IC, CBS Two vital sectors to future growth are business-process outsourcing and ICT. Both are key future export drivers. From a short-, medium- and long-term perspective, it is vital to ensure that we move to a more sustainable growth model. For a long time, we have had a stop-go economy. Now, if you look at the budget, there is a real effort to build a truly sustainable growth model, giving Sri Lanka a GDP growth rate of 7% to 8% over the next 10 to 15 years, rather than pursuing sugar-highs through unsustainable macroeconomic policies. There is a lot of buoyancy in the domestic sector, and better incentives are now in place to attract more foreign investment. When the Soros Foundation organised a summit in January, bringing with it several stellar global economists, their view was clear: they see a world buffeted by headwinds, and within that maelstrom, a potential bright spot in the form of the Sri Lankan economy.

Anushka Wijesinha-39

AW, CCC In the past, a lot of inward investment was in the form of portfolio investment, but we are now seeing a distinct move to more capital arriving in the form of foreign direct investment. At the Ceylon Chamber of Commerce, we see potential investors making genuine contact every week: enquiring how to structure projects and move forward with real inward investment.  Sri Lanka, we remind everyone, is an integral part of Asia’s dynamic economy, and more investors and corporates from Asia, Africa and Latin America are now seeing Sri Lanka as a gateway to south Asia. 

Duminda Ariyasinghe-39

DA, BOI When an individual looks at products and brands, they see first its functional superiority and second the perception of superiority. For years we had to work heavily on both, because of the domestic civil war. Now our message is far simpler and clearer: that Sri Lanka is at an inflection point. Peace is here to stay and we can now pursue a sustainable growth model. Our earlier inward investment model was based on offering tax holidays and incentives. We need to get to the point where investors come for sustainable long-term reasons, and that can be achieved by improving our business environment, driving better connectivity between government agencies and ensuring that we offer investors a one-stop shop inside government, where they can expedite licences and approvals. We need to be able to grant approvals quickly – preferably in a day or two.

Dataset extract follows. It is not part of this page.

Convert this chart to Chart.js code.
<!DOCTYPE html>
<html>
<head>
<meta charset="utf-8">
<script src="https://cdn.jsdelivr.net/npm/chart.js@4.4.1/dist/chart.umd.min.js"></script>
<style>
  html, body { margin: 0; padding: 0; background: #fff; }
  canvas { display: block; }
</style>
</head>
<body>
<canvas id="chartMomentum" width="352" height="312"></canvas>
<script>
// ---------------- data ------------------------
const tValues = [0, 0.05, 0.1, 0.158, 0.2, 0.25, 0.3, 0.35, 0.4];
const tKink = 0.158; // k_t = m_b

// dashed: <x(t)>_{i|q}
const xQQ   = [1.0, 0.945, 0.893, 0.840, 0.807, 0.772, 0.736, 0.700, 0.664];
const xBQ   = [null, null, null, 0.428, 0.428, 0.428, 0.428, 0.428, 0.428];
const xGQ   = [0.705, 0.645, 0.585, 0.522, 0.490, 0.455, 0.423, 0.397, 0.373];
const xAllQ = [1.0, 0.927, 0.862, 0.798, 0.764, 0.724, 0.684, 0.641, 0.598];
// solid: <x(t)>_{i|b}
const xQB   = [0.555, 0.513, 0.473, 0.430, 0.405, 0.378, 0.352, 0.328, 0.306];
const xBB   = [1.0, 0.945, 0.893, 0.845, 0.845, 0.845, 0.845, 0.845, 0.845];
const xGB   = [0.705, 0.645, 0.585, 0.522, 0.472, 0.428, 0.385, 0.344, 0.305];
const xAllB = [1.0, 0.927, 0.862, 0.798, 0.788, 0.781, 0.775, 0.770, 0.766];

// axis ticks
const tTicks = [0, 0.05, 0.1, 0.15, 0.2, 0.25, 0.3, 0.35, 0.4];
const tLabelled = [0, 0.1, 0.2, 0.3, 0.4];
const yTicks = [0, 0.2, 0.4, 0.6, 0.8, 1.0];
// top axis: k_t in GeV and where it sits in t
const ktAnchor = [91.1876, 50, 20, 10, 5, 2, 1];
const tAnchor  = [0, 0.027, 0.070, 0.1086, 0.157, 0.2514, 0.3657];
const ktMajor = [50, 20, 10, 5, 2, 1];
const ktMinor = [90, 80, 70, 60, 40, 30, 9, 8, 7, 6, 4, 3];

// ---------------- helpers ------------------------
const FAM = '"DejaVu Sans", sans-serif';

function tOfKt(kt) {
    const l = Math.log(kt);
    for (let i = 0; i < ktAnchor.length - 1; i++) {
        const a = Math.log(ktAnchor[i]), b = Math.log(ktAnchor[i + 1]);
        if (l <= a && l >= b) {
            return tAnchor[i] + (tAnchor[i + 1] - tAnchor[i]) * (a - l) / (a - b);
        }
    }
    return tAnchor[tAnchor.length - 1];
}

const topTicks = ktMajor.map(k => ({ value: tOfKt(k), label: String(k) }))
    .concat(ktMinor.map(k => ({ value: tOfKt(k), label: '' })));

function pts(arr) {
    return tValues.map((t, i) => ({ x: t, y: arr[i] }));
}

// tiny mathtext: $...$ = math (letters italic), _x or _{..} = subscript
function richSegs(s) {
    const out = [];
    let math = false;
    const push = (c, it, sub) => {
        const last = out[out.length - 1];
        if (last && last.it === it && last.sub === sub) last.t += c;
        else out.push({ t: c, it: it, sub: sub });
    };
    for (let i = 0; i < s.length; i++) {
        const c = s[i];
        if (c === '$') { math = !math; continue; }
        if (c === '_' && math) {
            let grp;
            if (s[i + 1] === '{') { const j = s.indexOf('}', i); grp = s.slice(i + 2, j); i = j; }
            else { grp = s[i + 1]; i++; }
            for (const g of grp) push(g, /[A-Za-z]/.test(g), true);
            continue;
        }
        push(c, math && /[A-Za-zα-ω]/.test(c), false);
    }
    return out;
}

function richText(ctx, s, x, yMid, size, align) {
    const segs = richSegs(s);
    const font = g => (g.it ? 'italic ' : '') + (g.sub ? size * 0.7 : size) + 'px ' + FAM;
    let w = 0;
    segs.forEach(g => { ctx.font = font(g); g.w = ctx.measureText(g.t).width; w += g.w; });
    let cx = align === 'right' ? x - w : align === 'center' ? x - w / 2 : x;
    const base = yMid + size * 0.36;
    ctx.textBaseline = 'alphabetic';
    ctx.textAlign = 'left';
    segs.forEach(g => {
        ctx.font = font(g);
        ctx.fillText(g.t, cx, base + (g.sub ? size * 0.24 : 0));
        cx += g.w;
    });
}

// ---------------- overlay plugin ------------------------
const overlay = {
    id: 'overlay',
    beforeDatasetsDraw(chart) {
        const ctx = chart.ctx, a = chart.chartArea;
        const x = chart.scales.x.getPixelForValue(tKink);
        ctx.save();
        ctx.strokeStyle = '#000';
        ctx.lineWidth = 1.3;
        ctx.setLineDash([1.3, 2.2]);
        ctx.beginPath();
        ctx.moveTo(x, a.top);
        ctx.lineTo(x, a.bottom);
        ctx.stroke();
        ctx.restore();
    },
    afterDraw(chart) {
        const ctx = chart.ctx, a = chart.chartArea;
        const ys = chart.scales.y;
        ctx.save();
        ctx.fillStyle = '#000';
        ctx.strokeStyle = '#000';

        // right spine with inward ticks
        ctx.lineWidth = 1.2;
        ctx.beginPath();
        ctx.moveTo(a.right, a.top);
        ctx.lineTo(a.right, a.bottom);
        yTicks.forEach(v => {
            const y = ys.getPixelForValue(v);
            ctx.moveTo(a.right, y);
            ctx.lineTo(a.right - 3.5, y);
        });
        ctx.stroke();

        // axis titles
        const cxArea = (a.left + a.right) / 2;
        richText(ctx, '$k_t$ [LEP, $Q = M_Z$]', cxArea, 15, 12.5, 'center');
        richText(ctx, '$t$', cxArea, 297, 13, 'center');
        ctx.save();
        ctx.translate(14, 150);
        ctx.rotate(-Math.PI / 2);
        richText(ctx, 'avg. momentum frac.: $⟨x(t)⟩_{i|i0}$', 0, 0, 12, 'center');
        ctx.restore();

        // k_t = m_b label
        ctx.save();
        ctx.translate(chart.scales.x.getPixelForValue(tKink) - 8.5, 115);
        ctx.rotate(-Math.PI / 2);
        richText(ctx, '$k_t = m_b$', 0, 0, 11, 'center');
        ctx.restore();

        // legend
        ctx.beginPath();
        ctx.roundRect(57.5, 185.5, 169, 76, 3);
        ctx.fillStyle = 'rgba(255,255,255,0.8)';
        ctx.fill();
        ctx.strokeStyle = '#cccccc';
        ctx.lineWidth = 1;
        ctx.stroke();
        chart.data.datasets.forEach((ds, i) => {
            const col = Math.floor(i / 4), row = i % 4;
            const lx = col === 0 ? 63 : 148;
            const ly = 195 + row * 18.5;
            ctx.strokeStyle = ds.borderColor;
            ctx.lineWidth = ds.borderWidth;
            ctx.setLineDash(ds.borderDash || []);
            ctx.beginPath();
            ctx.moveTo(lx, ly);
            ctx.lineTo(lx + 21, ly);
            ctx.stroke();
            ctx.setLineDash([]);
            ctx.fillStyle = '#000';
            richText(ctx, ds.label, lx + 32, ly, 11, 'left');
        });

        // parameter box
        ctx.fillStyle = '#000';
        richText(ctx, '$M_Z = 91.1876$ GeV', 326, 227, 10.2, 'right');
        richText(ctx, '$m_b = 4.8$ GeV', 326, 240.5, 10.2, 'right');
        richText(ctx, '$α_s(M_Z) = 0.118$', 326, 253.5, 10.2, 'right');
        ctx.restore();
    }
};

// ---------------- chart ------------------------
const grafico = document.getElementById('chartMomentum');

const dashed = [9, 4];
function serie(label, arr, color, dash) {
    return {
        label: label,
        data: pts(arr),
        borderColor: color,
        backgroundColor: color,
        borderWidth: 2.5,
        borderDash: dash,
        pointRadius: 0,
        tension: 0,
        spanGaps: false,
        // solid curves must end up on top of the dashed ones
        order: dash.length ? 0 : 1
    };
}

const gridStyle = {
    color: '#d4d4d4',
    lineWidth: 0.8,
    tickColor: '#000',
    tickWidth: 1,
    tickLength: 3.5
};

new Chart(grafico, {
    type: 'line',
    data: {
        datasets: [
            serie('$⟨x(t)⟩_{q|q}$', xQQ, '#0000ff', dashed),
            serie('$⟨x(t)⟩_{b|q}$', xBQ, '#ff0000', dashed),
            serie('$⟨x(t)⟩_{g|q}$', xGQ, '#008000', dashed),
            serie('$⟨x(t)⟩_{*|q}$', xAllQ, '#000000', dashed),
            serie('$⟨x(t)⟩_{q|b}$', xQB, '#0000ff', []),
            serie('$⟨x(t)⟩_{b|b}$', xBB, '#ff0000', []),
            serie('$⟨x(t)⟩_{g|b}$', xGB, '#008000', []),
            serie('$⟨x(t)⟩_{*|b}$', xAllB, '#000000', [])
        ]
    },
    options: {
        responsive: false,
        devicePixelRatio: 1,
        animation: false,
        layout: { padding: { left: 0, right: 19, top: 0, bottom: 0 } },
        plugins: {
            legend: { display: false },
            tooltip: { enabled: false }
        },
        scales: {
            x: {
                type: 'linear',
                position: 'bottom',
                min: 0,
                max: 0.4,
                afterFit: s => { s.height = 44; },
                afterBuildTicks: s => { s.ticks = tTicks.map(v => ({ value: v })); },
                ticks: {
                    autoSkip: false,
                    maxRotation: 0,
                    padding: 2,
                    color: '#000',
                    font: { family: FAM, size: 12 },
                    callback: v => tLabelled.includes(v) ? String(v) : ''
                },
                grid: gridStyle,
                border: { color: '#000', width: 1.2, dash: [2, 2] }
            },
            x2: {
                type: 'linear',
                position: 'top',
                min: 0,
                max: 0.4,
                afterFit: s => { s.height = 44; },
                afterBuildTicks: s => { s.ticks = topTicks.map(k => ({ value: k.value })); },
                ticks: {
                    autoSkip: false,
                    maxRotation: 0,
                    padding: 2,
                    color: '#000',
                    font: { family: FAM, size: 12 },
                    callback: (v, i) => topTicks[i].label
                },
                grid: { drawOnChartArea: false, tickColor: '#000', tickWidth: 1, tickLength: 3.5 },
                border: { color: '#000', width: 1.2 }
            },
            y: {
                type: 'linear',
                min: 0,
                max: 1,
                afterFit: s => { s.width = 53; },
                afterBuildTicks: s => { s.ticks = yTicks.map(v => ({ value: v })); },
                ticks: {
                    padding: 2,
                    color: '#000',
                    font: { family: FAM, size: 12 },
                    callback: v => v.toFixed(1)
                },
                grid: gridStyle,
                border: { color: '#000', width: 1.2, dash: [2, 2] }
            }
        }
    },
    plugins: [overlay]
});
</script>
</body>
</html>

Investors need to be able to trust us: when they have a question, they need to be confident that they can approach us any time and that we can find a solution to their needs. 

Aswin De Silva-39

ADS, NSB Two sectors in particular are key to future growth. One is construction. A few years back it accounted for just 7% to 8% of GDP and currently it is at 12%. There is a big opportunity to take this forward even further. Then there is the push to build special economic zones (SEZs) across the country, targeting sectors such as tea, rubber, gems and the garment industry. This will also help increase our level of urbanization, which remains relatively low. The banking sector could play an important role in this regard, and the sky is the limit if we can get this business model right.

Ranjith Samaranayake-39

RS, Sampath Sri Lanka’s economy is resilient. Most growth is created in the private sector, so we need to create a business environment conducive to supporting private-sector investment and growth, and to ensure that the public sector works to support the needs of the private industry.